At Red Bull, for example, which Lap CEO Hage holds up as the great role model, 250 employes were once quickly dismissed to prevent the establishment of a works council.

From the perspective of capital, this also seems sensible: miserable wages and poor working conditions lead, at least in the short term, to high profits. There are no reasons to assume that the founders of Lap-Coffee have a different attitude toward works councils and collective wages than the previous projects and major role models they have been involved with.

Lap is shit for the environment.

Lap Coffee is completely geared toward single-use plastic tableware. The fact that there are theoretically reusable cups is just a pure alibi. All the people who live near Lap branches are familiar with the plastic waste caused by Lap on the streets and in parks.

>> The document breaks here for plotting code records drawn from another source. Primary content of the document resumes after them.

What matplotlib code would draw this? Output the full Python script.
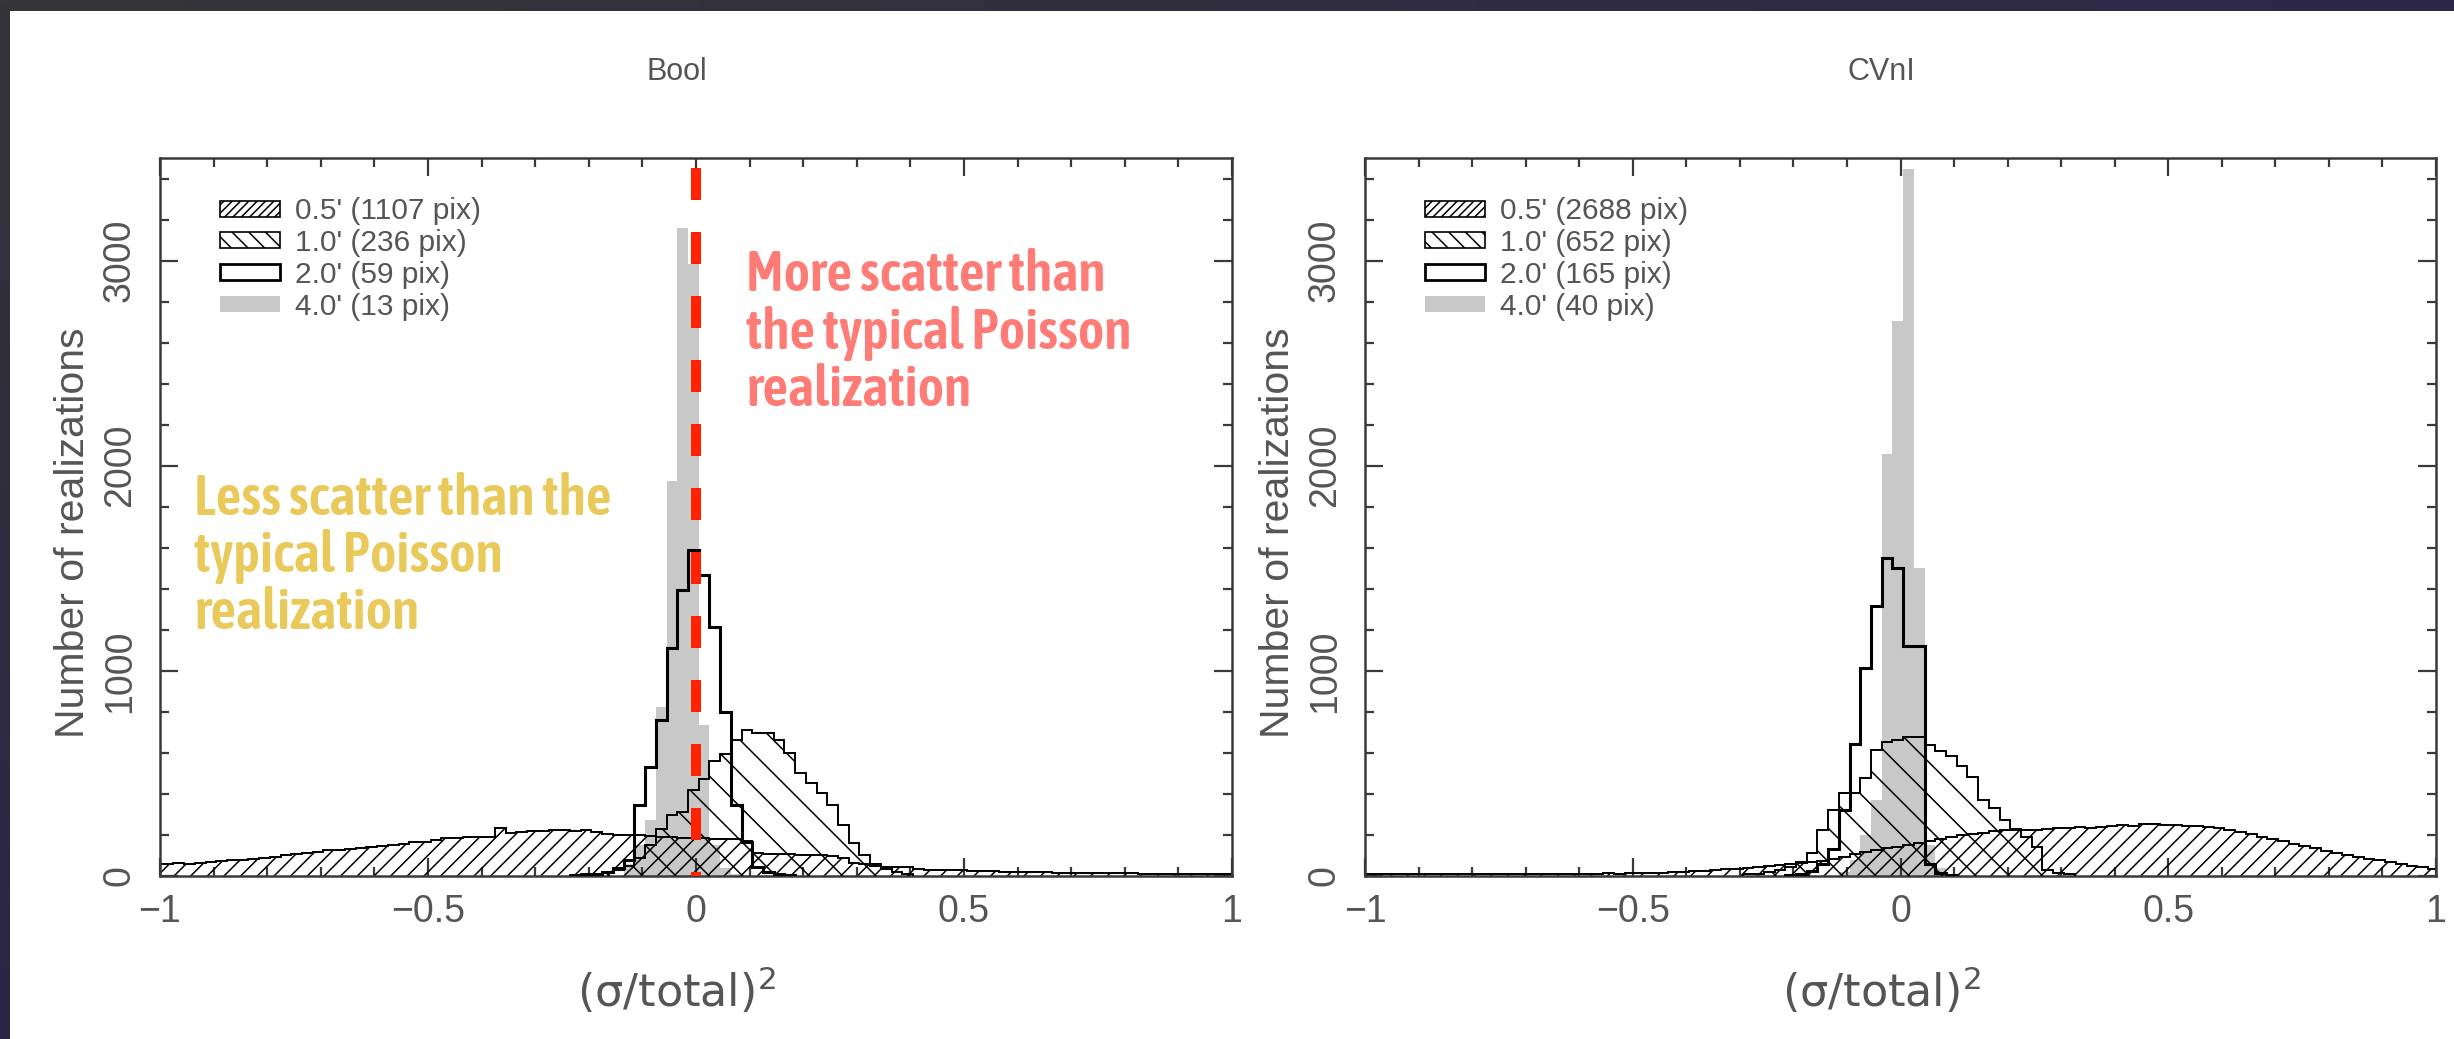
import os
import numpy as np
import matplotlib
matplotlib.use("Agg")
import matplotlib.pyplot as plt
from matplotlib.patches import Patch
from matplotlib import font_manager as fm

plt.rcParams['font.family'] = ['Liberation Sans', 'DejaVu Sans']
plt.rcParams['hatch.linewidth'] = 1.1

BIN_W = 0.02

# ---- Bool: counts per 0.02 bin, each list starts at its own left edge ----
bool_05_lo = -1.015
bool_05 = [58, 60, 62, 60, 64, 66, 75, 78, 80, 82,
           90, 95, 100, 105, 110, 115, 125, 128, 130, 135,
           140, 145, 150, 158, 165, 168, 175, 185, 186, 188,
           190, 190, 232, 212, 215, 218, 220, 224, 222, 218,
           224, 215, 205, 200, 198, 200, 195, 192, 188, 186,
           185, 184, 182, 180, 178, 170, 110, 108, 106, 105,
           104, 102, 100, 98, 90, 62, 60, 50, 45, 45,
           42, 32, 30, 30, 28, 28, 26, 25, 22, 20,
           20, 19, 18, 18, 17, 16, 15, 15, 14, 14,
           13, 13, 12, 12, 11, 11, 10, 10, 9, 9, 8]
bool_10_lo = -0.235
bool_10 = [5, 8, 12, 20, 30, 50, 90, 150, 230, 297, 313, 419, 475, 560, 597,
           663, 712, 696, 696, 663, 598, 501, 452, 403, 346, 249, 159, 100, 60,
           35, 20, 10]
bool_20_lo = -0.215
bool_20 = [5, 10, 20, 40, 80, 346, 533, 760, 1110, 1394, 1589, 1467, 1215,
           801, 346, 167, 45, 20, 8, 3]
bool_40_lo = -0.135
bool_40 = [60, 150, 273, 826, 1926, 3160, 2983, 736, 150, 40, 10]

# ---- CVnI ----
cvn_05_lo = -1.015
cvn_05 = [8, 9, 8, 8, 9, 8, 9, 9, 8, 9,
          9, 10, 9, 10, 10, 9, 10, 11, 10, 11,
          11, 12, 12, 13, 12, 14, 14, 14, 16, 18,
          20, 22, 25, 28, 32, 36, 40, 45, 50, 55,
          58, 62, 68, 75, 85, 95, 105, 115, 125, 135,
          142, 150, 160, 170, 180, 190, 198, 205, 212, 218,
          222, 224, 226, 225, 228, 232, 235, 238, 236, 240,
          245, 250, 246, 252, 255, 248, 250, 245, 242, 238,
          232, 225, 215, 205, 192, 182, 170, 158, 145, 135,
          122, 110, 100, 92, 85, 78, 70, 60, 50, 42, 32]
cvn_10_lo = -0.295
cvn_10 = [8, 12, 18, 28, 45, 70, 110, 224, 322, 404, 404, 477, 615, 655, 665,
          680, 680, 640, 610, 583, 534, 485, 371, 330, 273, 230, 190, 143, 29,
          15, 8]
cvn_20_lo = -0.215
cvn_20 = [5, 10, 25, 60, 130, 322, 645, 1016, 1317, 1550, 1500, 1122, 1122,
          60, 15, 5]
cvn_40_lo = -0.115
cvn_40 = [20, 80, 200, 370, 2058, 2706, 3447, 1500, 150, 40, 10]

legend_bool = ["0.5' (1107 pix)", "1.0' (236 pix)", "2.0' (59 pix)", "4.0' (13 pix)"]
legend_cvn = ["0.5' (2688 pix)", "1.0' (652 pix)", "2.0' (165 pix)", "4.0' (40 pix)"]

TXT = '#555555'
AX = '#3a3a3a'


def pick_font(files):
    by_file = {os.path.basename(f.fname): f.fname for f in fm.fontManager.ttflist}
    for name in files:
        if name in by_file:
            return fm.FontProperties(fname=by_file[name])
    return fm.FontProperties(family='DejaVu Sans', weight='bold', stretch='condensed')


note_props = pick_font(['AsapCondensed-SemiBold.ttf', 'AsapCondensed-Bold.ttf',
                        'AsapCondensed-Medium.ttf'])


def edges(lo, counts):
    return lo + BIN_W * np.arange(len(counts) + 1)


def draw_panel(ax, h05, h10, h20, h40, labels, title):
    ax.stairs(h40[1], edges(*h40), fill=True, color='#c8c8c8', lw=0, zorder=1)
    ax.stairs(h05[1], edges(*h05), fill=True, facecolor='none', edgecolor='black',
              hatch='//', lw=1.4, zorder=2)
    ax.stairs(h10[1], edges(*h10), fill=True, facecolor='none', edgecolor='black',
              hatch='\\', lw=1.4, zorder=3)
    ax.stairs(h20[1], edges(*h20), color='black', lw=2.2, zorder=4)

    ax.set_xlim(-1, 1)
    ax.set_ylim(0, 3500)
    ax.set_xticks([-1, -0.5, 0, 0.5, 1])
    ax.set_xticklabels(['\u22121', '\u22120.5', '0', '0.5', '1'])
    ax.set_xticks(np.arange(-1, 1.001, 0.1), minor=True)
    ax.set_yticks([0, 1000, 2000, 3000])
    ax.set_yticks(np.arange(0, 3501, 200), minor=True)
    ax.tick_params(which='both', direction='in', top=True, right=True,
                   color=AX, width=1.6, labelcolor=TXT, labelsize=27)
    ax.tick_params(which='major', length=13)
    ax.tick_params(which='minor', length=6.5)
    ax.tick_params(axis='x', pad=13)
    ax.tick_params(axis='y', pad=16, labelrotation=90)
    for lab in ax.get_yticklabels():
        lab.set_va('center')
    for sp in ax.spines.values():
        sp.set_color(AX)
        sp.set_linewidth(1.8)

    ax.set_xlabel('(\u03c3/total)$^2$', fontsize=32, color=TXT, family='DejaVu Sans')
    ax.xaxis.set_label_coords(0.482, -0.16)
    ax.xaxis.label.set_va('center')
    ax.set_ylabel('Number of realizations', fontsize=29.5, color=TXT)
    ax.yaxis.set_label_coords(-0.081, 0.478)
    ax.yaxis.label.set_va('center')
    ax.text(0.482, 1.12, title, transform=ax.transAxes, ha='center', va='center',
            fontsize=22, color=TXT)

    handles = [Patch(facecolor='white', edgecolor='black', hatch='////', lw=1.2),
               Patch(facecolor='white', edgecolor='black', hatch='\\\\', lw=1.2),
               Patch(facecolor='white', edgecolor='black', lw=2.0),
               Patch(facecolor='#c8c8c8', edgecolor='none')]
    leg = ax.legend(handles, labels, loc='upper left', bbox_to_anchor=(0.045, 0.962),
                    frameon=False, fontsize=21.5, handlelength=2.0, handleheight=0.45,
                    labelspacing=0.13, handletextpad=0.5, borderaxespad=0)
    for t in leg.get_texts():
        t.set_color(TXT)


fig = plt.figure(figsize=(24.54, 10.39), dpi=100)
fig.patch.set_facecolor('white')

# dark frame strips along the top and left edge
band = fig.add_axes([0, 1 - 11 / 1039, 1, 11 / 1039])
grad = np.linspace(0, 1, 256)[None, :]
band.imshow(grad, aspect='auto', cmap=matplotlib.colors.LinearSegmentedColormap.from_list(
    'frame', ['#363539', '#2c2747']), extent=(0, 1, 0, 1))
band.axis('off')
side = fig.add_axes([0, 0, 10 / 2454, 1])
side.imshow(np.linspace(1, 0, 256)[:, None], aspect='auto', cmap=matplotlib.colors.LinearSegmentedColormap.from_list(
    'frame2', ['#2a2546', '#353438']), extent=(0, 1, 0, 1))
side.axis('off')

ax1 = fig.add_axes([160 / 2454, 1 - 876 / 1039, 1072 / 2454, 718 / 1039])
ax2 = fig.add_axes([1365 / 2454, 1 - 876 / 1039, 1071 / 2454, 718 / 1039])

draw_panel(ax1, (bool_05_lo, bool_05), (bool_10_lo, bool_10), (bool_20_lo, bool_20),
           (bool_40_lo, bool_40), legend_bool, 'Bool')
draw_panel(ax2, (cvn_05_lo, cvn_05), (cvn_10_lo, cvn_10), (cvn_20_lo, cvn_20),
           (cvn_40_lo, cvn_40), legend_cvn, 'CVnI')

# Poisson expectation marker
ax1.plot([0, 0], [3450, 0], color='#ff2200', lw=7.2, dashes=(3.2, 3.2),
         solid_capstyle='butt', dash_capstyle='butt', zorder=6)

ax1.text(0.547, 0.874, 'More scatter than\nthe typical Poisson\nrealization',
         transform=ax1.transAxes, ha='left', va='top', color='#ff7b76',
         fontproperties=note_props, fontsize=40.5, linespacing=1.05, zorder=7)
ax1.text(0.032, 0.563, 'Less scatter than the\ntypical Poisson\nrealization',
         transform=ax1.transAxes, ha='left', va='top', color='#e8c95a',
         fontproperties=note_props, fontsize=40.5, linespacing=1.05, zorder=7)

fig.savefig('out.png', dpi=100)
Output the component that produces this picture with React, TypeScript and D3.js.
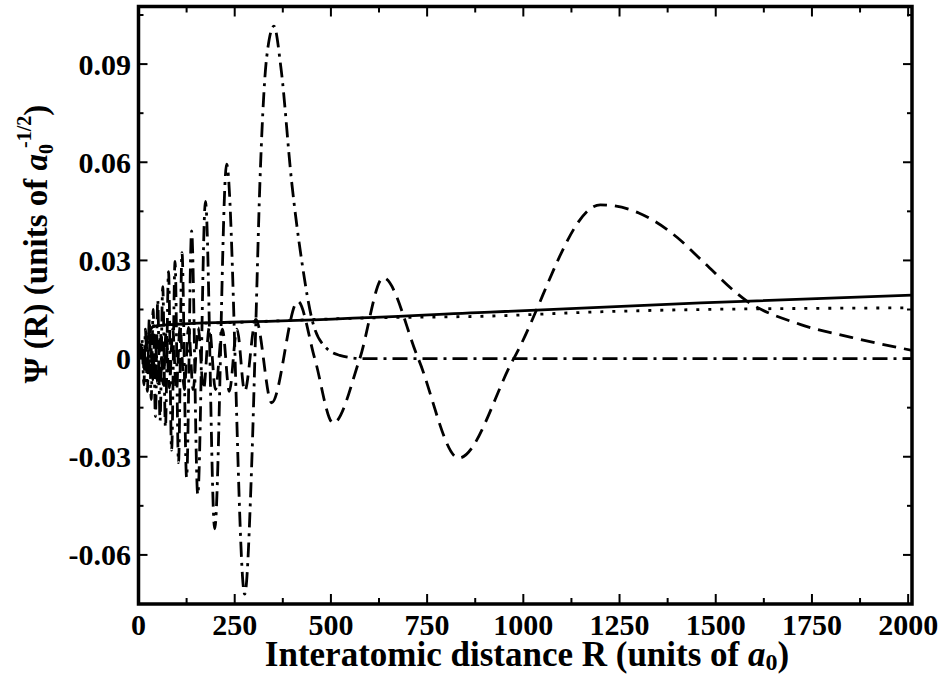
import React from "react";
import * as d3 from "d3";

// ---- tick values / labels ----
const xTicksMajor = [0, 250, 500, 750, 1000, 1250, 1500, 1750, 2000];
const xTicksMinor = [125, 375, 625, 875, 1125, 1375, 1625, 1875];
const yTicksMajor = [-0.06, -0.03, 0, 0.03, 0.06, 0.09];
const yTicksMinor = [-0.075, -0.045, -0.015, 0.015, 0.045, 0.075, 0.105];
const yTickLabels = ["-0.06", "-0.03", "0", "0.03", "0.06", "0.09"];

// ---- series (R in a0, psi in a0^-1/2) ----
const solidR = [20, 30, 41, 100, 237, 336, 914, 1461, 2010];
const solidPsi = [0.004, 0.0085, 0.0099, 0.0105, 0.0111, 0.0114, 0.0142, 0.017, 0.0194];

const dottedR = [20, 30, 41, 100, 237, 583, 914, 1200, 1461, 1700, 2010];
const dottedPsi = [0.004, 0.0085, 0.0099, 0.0105, 0.011, 0.0124, 0.013, 0.0143, 0.015, 0.0153, 0.0155];

const dashedR = [
  6, 10, 15, 20, 25, 31, 37, 43, 50, 57, 64, 72, 80, 89, 98, 108, 119, 130, 142, 155, 169, 184, 200,
  218, 236, 256, 276, 305, 346, 414, 458, 506, 575, 636, 727, 832, 975, 1200, 1300, 1400, 1461, 1582,
  1721, 1852, 2010,
];
const dashedPsi = [
  0, 0.004, -0.0045, 0.005, -0.0055, 0.006, -0.0065, 0.007, -0.0075, 0.008, -0.008, 0.0085, -0.009,
  0.009, -0.0095, 0.0095, -0.0095, 0.0095, -0.0095, 0.0095, -0.0095, 0.0095, -0.0095, 0.009, -0.01,
  0.009, -0.01, 0.012, -0.0135, 0.0175, 0, -0.0197, 0, 0.0247, 0, -0.0304, 0, 0.047, 0.0445, 0.037,
  0.0303, 0.0175, 0.0104, 0.0065, 0.0025,
];

const dashDotR = [
  5, 9, 14, 18, 23, 28, 33, 38, 44, 50, 56, 63, 70, 78, 86, 95, 104, 113, 125, 138, 154, 174, 198,
  229, 276, 294, 305, 315, 323, 333, 352, 370, 398, 424, 453, 490, 523, 580, 2010,
];
const dashDotPsi = [
  0, 0.006, -0.008, 0.009, -0.01, 0.012, -0.0125, 0.015, -0.0177, 0.018, -0.019, 0.022, -0.021,
  0.0266, -0.028, 0.0297, -0.0318, 0.0324, -0.0364, 0.039, -0.0416, 0.048, -0.052, 0.0594, -0.072,
  -0.033, 0.011, 0.052, 0.075, 0.092, 0.1016, 0.089, 0.054, 0.03, 0.011, 0.003, 0.001, 0, 0,
];

const W = 941;
const H = 675;
const left = 138.5;
const right = 912;
const top = 6.5;
const bottom = 604;

export default function App() {
  const x = d3.scaleLinear().domain([0, 2010]).range([left, right]);
  const y = d3.scaleLinear().domain([-0.075, 0.1076]).range([bottom, top]);

  const mk = (rs: number[], ps: number[]) =>
    d3
      .line<number>()
      .x((_, i) => x(rs[i]))
      .y((_, i) => y(ps[i]))
      .curve(d3.curveMonotoneX)(rs) || "";

  const font = "'Liberation Serif', 'Times New Roman', serif";
  const lw = 2.8;

  return (
    <svg
      width={W}
      height={H}
      style={{ position: "absolute", left: 0, top: 0, background: "#fff" }}
      fontFamily={font}
      fontWeight="bold"
    >
      <defs>
        <clipPath id="plot">
          <rect x={left} y={top} width={right - left} height={bottom - top} />
        </clipPath>
      </defs>
      <g clipPath="url(#plot)" fill="none" stroke="#000" strokeWidth={lw}>
        <path d={mk(dashDotR, dashDotPsi)} strokeDasharray="15,6,3,6" />
        <path d={mk(dashedR, dashedPsi)} strokeDasharray="14,8" />
        <path d={mk(dottedR, dottedPsi)} strokeDasharray="3,9" />
        <path d={mk(solidR, solidPsi)} />
      </g>

      {/* ticks */}
      <g stroke="#000" strokeWidth={2}>
        {xTicksMajor.map((t) => (
          <g key={"xM" + t}>
            <line x1={x(t)} x2={x(t)} y1={bottom} y2={bottom - 10} />
            <line x1={x(t)} x2={x(t)} y1={top} y2={top + 10} />
          </g>
        ))}
        {xTicksMinor.map((t) => (
          <g key={"xm" + t}>
            <line x1={x(t)} x2={x(t)} y1={bottom} y2={bottom - 6} />
            <line x1={x(t)} x2={x(t)} y1={top} y2={top + 6} />
          </g>
        ))}
        {yTicksMajor.map((t) => (
          <g key={"yM" + t}>
            <line x1={left} x2={left + 9} y1={y(t)} y2={y(t)} />
            <line x1={right} x2={right - 9} y1={y(t)} y2={y(t)} />
          </g>
        ))}
        {yTicksMinor.map((t) => (
          <g key={"ym" + t}>
            <line x1={left} x2={left + 5} y1={y(t)} y2={y(t)} />
            <line x1={right} x2={right - 5} y1={y(t)} y2={y(t)} />
          </g>
        ))}
      </g>

      {/* frame */}
      <rect
        x={left}
        y={top}
        width={right - left}
        height={bottom - top}
        fill="none"
        stroke="#000"
        strokeWidth={3.5}
      />

      {/* tick labels */}
      <g fontSize={30} fill="#000">
        {xTicksMajor.map((t) => (
          <text key={"xl" + t} x={x(t)} y={635} textAnchor="middle">
            {String(t)}
          </text>
        ))}
        {yTicksMajor.map((t, i) => (
          <text key={"yl" + t} x={131} y={y(t) + 10.5} textAnchor="end">
            {yTickLabels[i]}
          </text>
        ))}
      </g>

      {/* x title */}
      <text x={527} y={666} textAnchor="middle" fontSize={35} fill="#000">
        Interatomic distance R (units of <tspan fontStyle="italic">a</tspan>
        <tspan fontSize={24} dy={4}>0</tspan>
        <tspan dy={-4}>)</tspan>
      </text>

      {/* y title */}
      <text
        transform="translate(47,244) rotate(-90)"
        textAnchor="middle"
        fontSize={33}
        fill="#000"
      >
        Ψ (R)  (units of <tspan fontStyle="italic">a</tspan>
        <tspan fontSize={20} dy={6}>0</tspan>
        <tspan fontSize={20} dy={-22} dx={-4}>-1/2</tspan>
        <tspan dy={16}>)</tspan>
      </text>
    </svg>
  );
}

All this community talk is pure nonsense.

Especially disgusting is the whole “community” talk from Lap Coffee, a company that is solely focused on profit and generating as much revenue as possible from individual customers. “With 100 stores, we can acquire long-term relationships with millions of happy customers…” What we want to do over time is expand the portfolio of services and products even beyond coffee… We can, of course, monetize a lot more from existing customers…

To build this “community” and increase overall and per-customer sales, the data collected thru a Lap App, among other sources, is being used aggressively.

Lap takes a tough stance against criticism.

They invoke the free market and a free society, but themselves act ruthlessly against criticism. Maybe they have to do that if they want to grow primarily thru an image bubble, where criticism threatens to undermine the beautiful facade and expose the grim reality of profit maximization. If Lap is personally resorting to legal threats against criticism here, that’s pretty extreme: the company supported by millions from investors threatening a furious local resident with legal action over their criticism on Google…

We see: There are plenty of reasons to find Lap Coffee really shitty. The list could go on.